(Charts and diagrams as code)

══════

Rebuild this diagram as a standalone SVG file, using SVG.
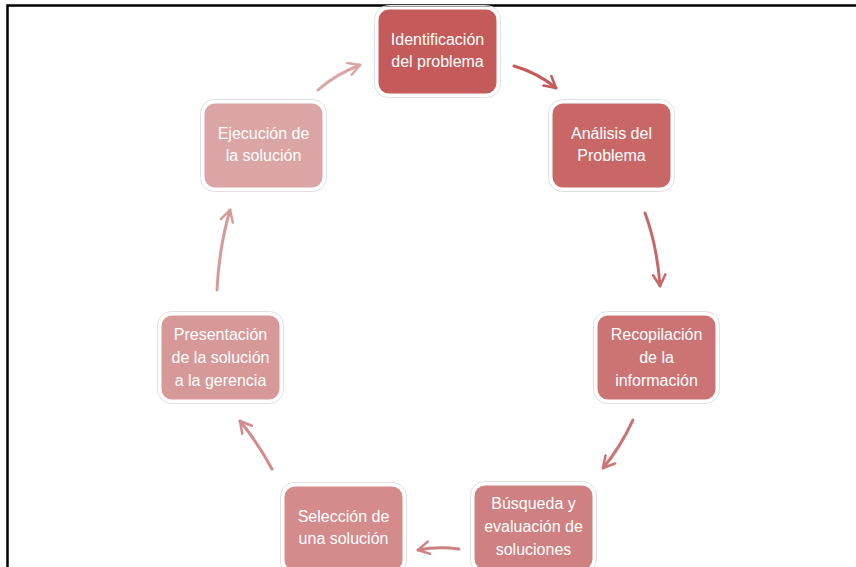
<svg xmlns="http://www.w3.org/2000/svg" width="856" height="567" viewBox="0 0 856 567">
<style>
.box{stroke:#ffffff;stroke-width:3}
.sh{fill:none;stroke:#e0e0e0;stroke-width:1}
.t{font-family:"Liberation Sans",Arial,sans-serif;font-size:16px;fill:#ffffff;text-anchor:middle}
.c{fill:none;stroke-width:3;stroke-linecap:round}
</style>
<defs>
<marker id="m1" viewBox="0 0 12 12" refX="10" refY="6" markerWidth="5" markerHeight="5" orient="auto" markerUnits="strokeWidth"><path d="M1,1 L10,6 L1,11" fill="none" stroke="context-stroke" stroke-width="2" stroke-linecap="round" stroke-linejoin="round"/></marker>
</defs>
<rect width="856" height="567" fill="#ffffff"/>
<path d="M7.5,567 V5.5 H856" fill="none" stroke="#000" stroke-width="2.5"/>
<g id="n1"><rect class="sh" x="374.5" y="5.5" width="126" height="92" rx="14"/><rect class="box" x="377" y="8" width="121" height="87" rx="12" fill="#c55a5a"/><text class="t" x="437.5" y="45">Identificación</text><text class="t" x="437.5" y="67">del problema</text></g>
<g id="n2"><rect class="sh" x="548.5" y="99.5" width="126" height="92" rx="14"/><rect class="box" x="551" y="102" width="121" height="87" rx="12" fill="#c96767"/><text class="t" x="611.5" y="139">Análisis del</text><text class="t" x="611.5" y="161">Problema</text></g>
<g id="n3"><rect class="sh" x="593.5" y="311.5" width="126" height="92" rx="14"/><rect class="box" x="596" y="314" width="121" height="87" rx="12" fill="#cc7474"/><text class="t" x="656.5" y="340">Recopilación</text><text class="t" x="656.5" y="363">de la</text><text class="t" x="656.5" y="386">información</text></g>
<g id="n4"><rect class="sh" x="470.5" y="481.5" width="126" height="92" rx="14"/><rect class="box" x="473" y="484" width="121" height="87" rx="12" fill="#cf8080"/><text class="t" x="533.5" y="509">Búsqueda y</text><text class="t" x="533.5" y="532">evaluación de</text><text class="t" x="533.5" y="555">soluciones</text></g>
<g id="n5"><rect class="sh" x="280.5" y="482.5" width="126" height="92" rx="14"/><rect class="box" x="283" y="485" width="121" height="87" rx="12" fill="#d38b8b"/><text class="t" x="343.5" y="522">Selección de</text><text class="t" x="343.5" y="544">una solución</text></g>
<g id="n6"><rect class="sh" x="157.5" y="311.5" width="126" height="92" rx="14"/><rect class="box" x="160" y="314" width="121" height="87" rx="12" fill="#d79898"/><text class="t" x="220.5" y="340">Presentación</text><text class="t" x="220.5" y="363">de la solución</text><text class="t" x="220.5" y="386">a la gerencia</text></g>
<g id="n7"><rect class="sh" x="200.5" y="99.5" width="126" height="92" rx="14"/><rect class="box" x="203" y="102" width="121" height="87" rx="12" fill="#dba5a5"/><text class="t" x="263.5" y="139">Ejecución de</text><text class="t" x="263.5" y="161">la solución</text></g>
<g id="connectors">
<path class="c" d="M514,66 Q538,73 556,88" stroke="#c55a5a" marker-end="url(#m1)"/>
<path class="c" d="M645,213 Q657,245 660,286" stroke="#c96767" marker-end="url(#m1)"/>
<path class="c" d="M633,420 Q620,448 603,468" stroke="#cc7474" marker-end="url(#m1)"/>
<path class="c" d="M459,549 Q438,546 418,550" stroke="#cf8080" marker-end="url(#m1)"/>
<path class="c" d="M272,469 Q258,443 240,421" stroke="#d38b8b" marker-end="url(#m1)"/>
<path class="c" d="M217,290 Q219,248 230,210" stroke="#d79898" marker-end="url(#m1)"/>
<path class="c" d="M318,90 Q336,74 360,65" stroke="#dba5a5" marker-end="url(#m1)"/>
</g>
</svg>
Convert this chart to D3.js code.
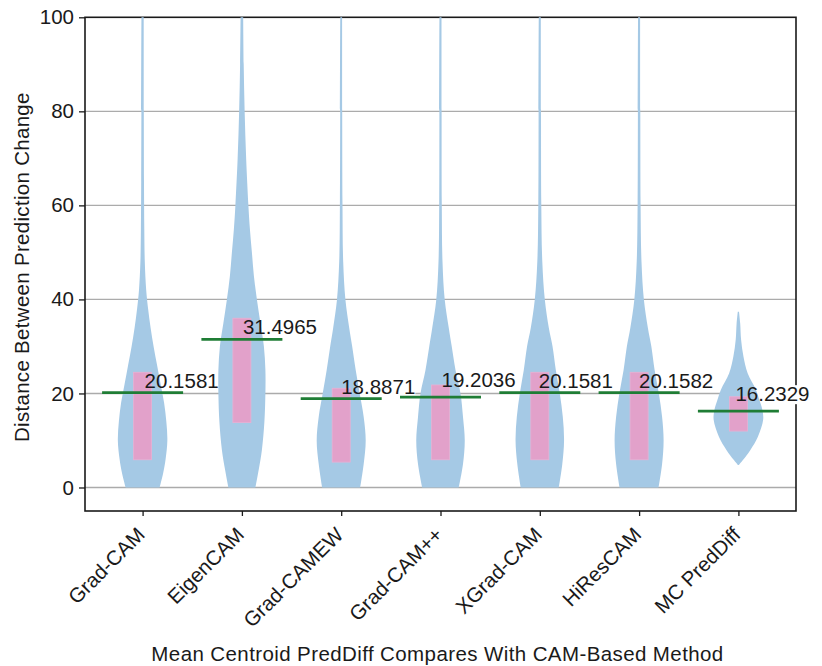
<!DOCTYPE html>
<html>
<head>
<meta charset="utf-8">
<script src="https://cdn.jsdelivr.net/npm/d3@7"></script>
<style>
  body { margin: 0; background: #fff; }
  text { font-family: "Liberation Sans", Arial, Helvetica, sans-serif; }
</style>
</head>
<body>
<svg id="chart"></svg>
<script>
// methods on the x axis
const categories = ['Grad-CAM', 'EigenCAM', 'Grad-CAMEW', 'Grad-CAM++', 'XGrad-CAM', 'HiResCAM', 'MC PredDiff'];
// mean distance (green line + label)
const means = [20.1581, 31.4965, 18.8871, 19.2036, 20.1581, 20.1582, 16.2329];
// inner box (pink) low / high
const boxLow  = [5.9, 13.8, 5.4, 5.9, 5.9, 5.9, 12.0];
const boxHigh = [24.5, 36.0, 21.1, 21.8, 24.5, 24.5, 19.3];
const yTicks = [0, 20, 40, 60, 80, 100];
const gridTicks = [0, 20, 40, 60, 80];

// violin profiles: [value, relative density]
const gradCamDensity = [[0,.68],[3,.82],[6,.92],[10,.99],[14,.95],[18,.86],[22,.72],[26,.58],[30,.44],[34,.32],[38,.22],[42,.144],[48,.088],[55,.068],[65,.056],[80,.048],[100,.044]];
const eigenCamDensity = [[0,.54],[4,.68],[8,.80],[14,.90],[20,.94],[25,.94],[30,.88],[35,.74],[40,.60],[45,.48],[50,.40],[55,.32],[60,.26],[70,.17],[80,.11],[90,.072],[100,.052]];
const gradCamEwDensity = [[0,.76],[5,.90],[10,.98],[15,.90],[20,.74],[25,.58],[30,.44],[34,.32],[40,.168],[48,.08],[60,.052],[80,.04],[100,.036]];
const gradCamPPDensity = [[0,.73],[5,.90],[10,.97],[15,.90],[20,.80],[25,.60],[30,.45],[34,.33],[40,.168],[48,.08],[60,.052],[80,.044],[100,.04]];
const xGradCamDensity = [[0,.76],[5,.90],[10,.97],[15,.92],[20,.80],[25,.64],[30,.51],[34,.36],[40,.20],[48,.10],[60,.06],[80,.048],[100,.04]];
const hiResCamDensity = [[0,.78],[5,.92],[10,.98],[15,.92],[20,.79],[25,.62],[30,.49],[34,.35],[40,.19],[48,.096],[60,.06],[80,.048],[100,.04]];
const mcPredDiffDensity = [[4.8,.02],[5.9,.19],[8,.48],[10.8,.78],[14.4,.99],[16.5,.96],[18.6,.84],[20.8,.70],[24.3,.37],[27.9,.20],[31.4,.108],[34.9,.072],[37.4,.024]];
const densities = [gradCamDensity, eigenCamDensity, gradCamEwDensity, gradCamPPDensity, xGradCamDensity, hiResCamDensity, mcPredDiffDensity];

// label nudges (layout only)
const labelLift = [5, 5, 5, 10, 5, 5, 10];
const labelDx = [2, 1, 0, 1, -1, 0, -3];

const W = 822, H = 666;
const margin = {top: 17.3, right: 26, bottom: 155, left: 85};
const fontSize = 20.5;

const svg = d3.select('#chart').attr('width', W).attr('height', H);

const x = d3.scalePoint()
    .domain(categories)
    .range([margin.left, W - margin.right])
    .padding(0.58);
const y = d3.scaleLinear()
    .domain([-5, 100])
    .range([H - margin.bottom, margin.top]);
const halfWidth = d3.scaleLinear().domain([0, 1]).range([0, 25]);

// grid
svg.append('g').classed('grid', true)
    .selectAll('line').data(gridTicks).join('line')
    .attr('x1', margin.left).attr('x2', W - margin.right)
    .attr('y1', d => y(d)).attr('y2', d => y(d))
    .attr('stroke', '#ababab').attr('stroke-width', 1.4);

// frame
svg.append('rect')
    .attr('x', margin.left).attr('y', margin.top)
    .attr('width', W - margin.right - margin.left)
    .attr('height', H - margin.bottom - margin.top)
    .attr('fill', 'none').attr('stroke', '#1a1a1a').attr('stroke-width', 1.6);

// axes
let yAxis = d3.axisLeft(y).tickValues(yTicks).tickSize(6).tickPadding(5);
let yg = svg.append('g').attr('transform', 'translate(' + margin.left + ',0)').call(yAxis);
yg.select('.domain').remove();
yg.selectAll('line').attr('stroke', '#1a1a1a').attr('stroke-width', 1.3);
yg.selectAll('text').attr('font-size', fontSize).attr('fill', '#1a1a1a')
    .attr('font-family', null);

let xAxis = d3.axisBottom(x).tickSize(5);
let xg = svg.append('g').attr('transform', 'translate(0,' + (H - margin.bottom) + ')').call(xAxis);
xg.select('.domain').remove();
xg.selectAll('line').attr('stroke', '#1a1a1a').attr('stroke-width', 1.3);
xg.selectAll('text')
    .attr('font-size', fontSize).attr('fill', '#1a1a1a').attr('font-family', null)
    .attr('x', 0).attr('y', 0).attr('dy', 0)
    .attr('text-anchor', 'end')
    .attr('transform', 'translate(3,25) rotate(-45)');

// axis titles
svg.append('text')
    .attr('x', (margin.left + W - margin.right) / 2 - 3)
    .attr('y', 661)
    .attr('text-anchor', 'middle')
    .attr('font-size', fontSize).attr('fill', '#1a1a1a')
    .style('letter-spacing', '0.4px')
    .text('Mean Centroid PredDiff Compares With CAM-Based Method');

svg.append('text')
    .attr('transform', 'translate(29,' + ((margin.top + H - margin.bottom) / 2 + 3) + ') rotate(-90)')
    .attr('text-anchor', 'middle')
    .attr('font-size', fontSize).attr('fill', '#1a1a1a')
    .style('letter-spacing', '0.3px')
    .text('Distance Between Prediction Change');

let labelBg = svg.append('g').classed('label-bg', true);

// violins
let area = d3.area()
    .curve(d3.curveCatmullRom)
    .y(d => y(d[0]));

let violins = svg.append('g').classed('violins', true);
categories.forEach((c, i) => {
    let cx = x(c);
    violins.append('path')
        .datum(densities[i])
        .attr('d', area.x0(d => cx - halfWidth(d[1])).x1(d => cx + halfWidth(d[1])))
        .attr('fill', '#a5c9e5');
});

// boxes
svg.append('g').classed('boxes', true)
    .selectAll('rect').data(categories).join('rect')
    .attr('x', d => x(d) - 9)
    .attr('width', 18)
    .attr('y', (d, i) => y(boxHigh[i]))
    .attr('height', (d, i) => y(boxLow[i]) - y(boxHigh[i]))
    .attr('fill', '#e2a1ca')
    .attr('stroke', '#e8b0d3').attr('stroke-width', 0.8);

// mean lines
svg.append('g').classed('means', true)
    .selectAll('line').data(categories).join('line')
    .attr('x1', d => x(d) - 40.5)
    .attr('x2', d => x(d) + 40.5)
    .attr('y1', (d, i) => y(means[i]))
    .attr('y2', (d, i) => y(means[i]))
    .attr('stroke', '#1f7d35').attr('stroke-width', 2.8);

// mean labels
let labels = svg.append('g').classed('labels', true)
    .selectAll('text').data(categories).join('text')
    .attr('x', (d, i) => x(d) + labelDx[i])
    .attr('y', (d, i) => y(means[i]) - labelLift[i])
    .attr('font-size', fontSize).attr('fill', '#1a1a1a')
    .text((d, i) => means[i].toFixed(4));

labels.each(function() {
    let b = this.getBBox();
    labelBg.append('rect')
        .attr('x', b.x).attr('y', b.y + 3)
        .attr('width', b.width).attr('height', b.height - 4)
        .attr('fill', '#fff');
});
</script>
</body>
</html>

══════

From the records above, copy exactly the lines starting at the one with "Convert this chart to D3.js code." and ending at the one with "const gridTicks = [0, 20, 40, 60, 80];", and no others. Pictures stay out.

* **ANSWER FOR THIS EXERCISE**
Convert this chart to D3.js code.
<!DOCTYPE html>
<html>
<head>
<meta charset="utf-8">
<script src="https://cdn.jsdelivr.net/npm/d3@7"></script>
<style>
  body { margin: 0; background: #fff; }
  text { font-family: "Liberation Sans", Arial, Helvetica, sans-serif; }
</style>
</head>
<body>
<svg id="chart"></svg>
<script>
// methods on the x axis
const categories = ['Grad-CAM', 'EigenCAM', 'Grad-CAMEW', 'Grad-CAM++', 'XGrad-CAM', 'HiResCAM', 'MC PredDiff'];
// mean distance (green line + label)
const means = [20.1581, 31.4965, 18.8871, 19.2036, 20.1581, 20.1582, 16.2329];
// inner box (pink) low / high
const boxLow  = [5.9, 13.8, 5.4, 5.9, 5.9, 5.9, 12.0];
const boxHigh = [24.5, 36.0, 21.1, 21.8, 24.5, 24.5, 19.3];
const yTicks = [0, 20, 40, 60, 80, 100];
const gridTicks = [0, 20, 40, 60, 80];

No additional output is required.